[THE REQUEST]: Return the lines below exactly, from the first line to the line that contains "const dispTicks = [0, 5, 10, 15, 20];". Leave out pictures.

:::::

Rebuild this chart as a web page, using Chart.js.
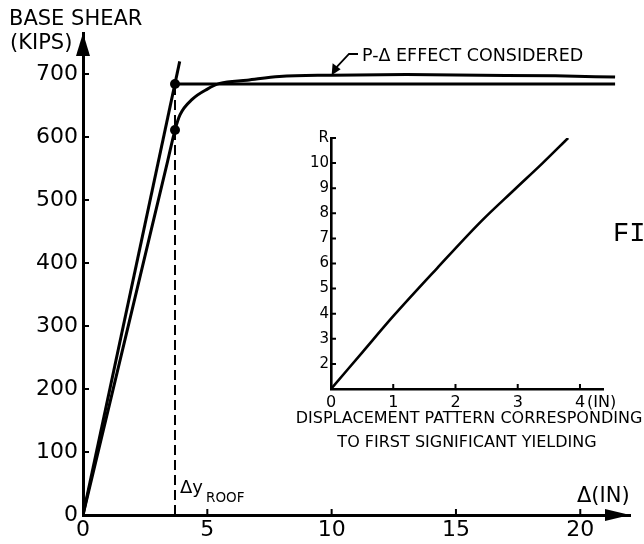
<!DOCTYPE html>
<html>
<head>
<meta charset="utf-8">
<script src="https://cdn.jsdelivr.net/npm/chart.js@4.4.1/dist/chart.umd.min.js"></script>
<style>
  html, body { margin: 0; padding: 0; background: #fff; }
  #wrap { position: relative; width: 644px; height: 544px; overflow: hidden; }
  #main { position: absolute; left: 0; top: 0; }
  #inset { position: absolute; left: 290px; top: 120px; }
</style>
</head>
<body>
<div id="wrap">
  <canvas id="main" width="644" height="544"></canvas>
  <canvas id="inset" width="354" height="340"></canvas>
</div>
<script>
// Base shear vs roof displacement (kips / in)
const elasticDisp = [0, 3.89];
const elasticShear = [0, 720];
const plateauDisp = [3.7, 21.4];
const plateauShear = [684, 684];
const curveDisp = [0, 3.4, 3.7, 3.9, 4.4, 5.0, 5.5, 6.6, 7.9, 10, 13, 16, 19, 21.4];
const curveShear = [0, 561, 611, 635, 660, 676, 685, 690, 696, 698, 699, 698, 697, 695];
const yieldDisp = 3.7;
const yieldShears = [684, 611];
const shearTicks = [0, 100, 200, 300, 400, 500, 600, 700];
const shearLabels = ['0', '100', '200', '300', '400', '500', '600', '700'];
const dispTicks = [0, 5, 10, 15, 20];

// Displacement pattern at first significant yielding (level R vs in)
const patternDisp = [0, 0.5, 1.0, 1.7, 2.4, 2.95, 3.4, 3.81];
const patternLevel = [1, 2.45, 3.9, 5.8, 7.65, 8.95, 10.0, 11.0];
const levelTicks = [1, 2, 3, 4, 5, 6, 7, 8, 9, 10, 11];
const levelLabels = ['', '2', '3', '4', '5', '6', '7', '8', '9', '10', 'R'];
const patternTicks = [0, 1, 2, 3, 4];

const FONT = "'DejaVu Sans', sans-serif";
const INK = '#000';

function pts(xs, ys) {
    return xs.map((x, i) => ({ x: x, y: ys[i] }));
}

function line(data, width, extra) {
    return Object.assign({
        data: data,
        showLine: true,
        borderColor: INK,
        borderWidth: width,
        pointRadius: 0,
        fill: false
    }, extra || {});
}

// short tick marks drawn on the inside of both axes
const innerTicks = {
    id: 'innerTicks',
    afterDatasetsDraw(chart, args, opts) {
        const { ctx, scales: { x, y } } = chart;
        ctx.save();
        ctx.strokeStyle = INK;
        ctx.lineWidth = opts.width;
        ctx.beginPath();
        x.ticks.forEach(t => {
            if (t.value === x.min) return;
            const px = x.getPixelForValue(t.value);
            ctx.moveTo(px, y.bottom);
            ctx.lineTo(px, y.bottom - opts.len);
        });
        y.ticks.forEach(t => {
            if (t.value === y.min) return;
            const py = y.getPixelForValue(t.value);
            ctx.moveTo(x.left, py);
            ctx.lineTo(x.left + opts.len, py);
        });
        ctx.stroke();
        ctx.restore();
    }
};

function triangle(ctx, a, b, c) {
    ctx.beginPath();
    ctx.moveTo(a[0], a[1]);
    ctx.lineTo(b[0], b[1]);
    ctx.lineTo(c[0], c[1]);
    ctx.closePath();
    ctx.fill();
}

// arrow heads, leader and lettering of the main plot
const mainDecor = {
    id: 'mainDecor',
    afterDraw(chart) {
        const { ctx, chartArea: a, scales: { x, y } } = chart;
        ctx.save();
        ctx.fillStyle = INK;
        ctx.strokeStyle = INK;

        triangle(ctx, [a.left, a.top], [a.left - 7, a.top + 23], [a.left + 7, a.top + 23]);
        triangle(ctx, [a.right, a.bottom], [a.right - 25, a.bottom - 6], [a.right - 25, a.bottom + 6]);

        ctx.font = '21px ' + FONT;
        ctx.textBaseline = 'alphabetic';
        ctx.fillText('BASE SHEAR', 9, 25);
        ctx.fillText('(KIPS)', 10, 49);

        ctx.font = '17.5px ' + FONT;
        ctx.fillText('P-\u0394 EFFECT CONSIDERED', 362, 61);

        // leader to the upper curve
        const tx = x.getPixelForValue(10), ty = y.getPixelForValue(698);
        ctx.lineWidth = 1.8;
        ctx.beginPath();
        ctx.moveTo(358, 54);
        ctx.lineTo(349, 54);
        ctx.lineTo(tx + 5, ty - 8);
        ctx.stroke();
        triangle(ctx, [tx, ty], [tx + 1, ty - 12], [tx + 9, ty - 6]);

        const dx = x.getPixelForValue(yieldDisp);
        ctx.font = '18px ' + FONT;
        ctx.fillText('\u0394y', dx + 5, 493);
        ctx.font = '13.5px ' + FONT;
        ctx.fillText('ROOF', dx + 31, 502);

        ctx.font = '21px ' + FONT;
        ctx.fillText('\u0394(IN)', 577, 502);

        ctx.font = '27px "Liberation Mono", monospace';
        ctx.fillText('FI', 613, 241);
        ctx.restore();
    }
};

new Chart(document.getElementById('main'), {
    type: 'scatter',
    data: {
        datasets: [
            line(pts(elasticDisp, elasticShear), 3),
            line(pts(plateauDisp, plateauShear), 3),
            line(pts(curveDisp, curveShear), 3, { cubicInterpolationMode: 'monotone' }),
            line(pts([yieldDisp, yieldDisp], [0, yieldShears[0]]), 2, { borderDash: [10, 5] }),
            {
                data: pts([yieldDisp, yieldDisp], yieldShears),
                showLine: false,
                pointRadius: 5,
                pointBackgroundColor: INK,
                pointBorderColor: INK,
                pointBorderWidth: 0
            }
        ]
    },
    options: {
        responsive: false,
        animation: false,
        devicePixelRatio: 1,
        layout: { padding: { top: 33, right: 14, left: 0, bottom: 0 } },
        plugins: {
            legend: { display: false },
            tooltip: { enabled: false },
            innerTicks: { width: 2, len: 6 }
        },
        scales: {
            x: {
                type: 'linear',
                min: 0,
                max: 22,
                afterBuildTicks: s => { s.ticks = dispTicks.map(v => ({ value: v })); },
                afterFit: s => { s.height = 29; },
                grid: { display: false, drawTicks: false },
                border: { color: INK, width: 3 },
                ticks: { color: INK, font: { family: FONT, size: 22 }, padding: 2, maxRotation: 0, autoSkip: false }
            },
            y: {
                type: 'linear',
                min: 0,
                max: 765,
                afterBuildTicks: s => { s.ticks = shearTicks.map(v => ({ value: v })); },
                afterFit: s => { s.width = 83; },
                grid: { display: false, drawTicks: false },
                border: { color: INK, width: 3 },
                ticks: {
                    color: INK,
                    font: { family: FONT, size: 22 },
                    padding: 5,
                    autoSkip: false,
                    callback: v => shearLabels[shearTicks.indexOf(v)]
                }
            }
        }
    },
    plugins: [innerTicks, mainDecor]
});

// caption and unit of the inset
const insetDecor = {
    id: 'insetDecor',
    afterDraw(chart) {
        const { ctx, scales: { x } } = chart;
        ctx.save();
        ctx.fillStyle = INK;
        ctx.font = '16px ' + FONT;
        ctx.textBaseline = 'alphabetic';
        ctx.fillText('(IN)', x.getPixelForValue(4) + 7, 287);
        ctx.font = '16px ' + FONT;
        ctx.textAlign = 'center';
        const cx = (x.left + x.right) / 2;
        ctx.fillText('DISPLACEMENT PATTERN CORRESPONDING', cx + 2, 303);
        ctx.fillText('TO FIRST SIGNIFICANT YIELDING', cx, 327);
        ctx.restore();
    }
};

new Chart(document.getElementById('inset'), {
    type: 'scatter',
    data: {
        datasets: [line(pts(patternDisp, patternLevel), 2.6, { cubicInterpolationMode: 'monotone' })]
    },
    options: {
        responsive: false,
        animation: false,
        devicePixelRatio: 1,
        layout: { padding: { top: 18, right: 41, left: 0, bottom: 0 } },
        plugins: {
            legend: { display: false },
            tooltip: { enabled: false },
            innerTicks: { width: 2, len: 5 }
        },
        scales: {
            x: {
                type: 'linear',
                min: 0,
                max: 4.37,
                afterBuildTicks: s => { s.ticks = patternTicks.map(v => ({ value: v })); },
                afterFit: s => { s.height = 71; },
                grid: { display: false, drawTicks: false },
                border: { color: INK, width: 2.6 },
                ticks: { color: INK, font: { family: FONT, size: 16 }, padding: 4, maxRotation: 0, autoSkip: false }
            },
            y: {
                type: 'linear',
                min: 1,
                max: 11,
                afterBuildTicks: s => { s.ticks = levelTicks.map(v => ({ value: v })); },
                afterFit: s => { s.width = 41; },
                grid: { display: false, drawTicks: false },
                border: { color: INK, width: 2.6 },
                ticks: {
                    color: INK,
                    font: { family: FONT, size: 15 },
                    padding: 2,
                    autoSkip: false,
                    callback: v => levelLabels[levelTicks.indexOf(v)]
                }
            }
        }
    },
    plugins: [innerTicks, insetDecor]
});
</script>
</body>
</html>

:::::

[RESULT BELOW]:
Rebuild this chart as a web page, using Chart.js.
<!DOCTYPE html>
<html>
<head>
<meta charset="utf-8">
<script src="https://cdn.jsdelivr.net/npm/chart.js@4.4.1/dist/chart.umd.min.js"></script>
<style>
  html, body { margin: 0; padding: 0; background: #fff; }
  #wrap { position: relative; width: 644px; height: 544px; overflow: hidden; }
  #main { position: absolute; left: 0; top: 0; }
  #inset { position: absolute; left: 290px; top: 120px; }
</style>
</head>
<body>
<div id="wrap">
  <canvas id="main" width="644" height="544"></canvas>
  <canvas id="inset" width="354" height="340"></canvas>
</div>
<script>
// Base shear vs roof displacement (kips / in)
const elasticDisp = [0, 3.89];
const elasticShear = [0, 720];
const plateauDisp = [3.7, 21.4];
const plateauShear = [684, 684];
const curveDisp = [0, 3.4, 3.7, 3.9, 4.4, 5.0, 5.5, 6.6, 7.9, 10, 13, 16, 19, 21.4];
const curveShear = [0, 561, 611, 635, 660, 676, 685, 690, 696, 698, 699, 698, 697, 695];
const yieldDisp = 3.7;
const yieldShears = [684, 611];
const shearTicks = [0, 100, 200, 300, 400, 500, 600, 700];
const shearLabels = ['0', '100', '200', '300', '400', '500', '600', '700'];
const dispTicks = [0, 5, 10, 15, 20];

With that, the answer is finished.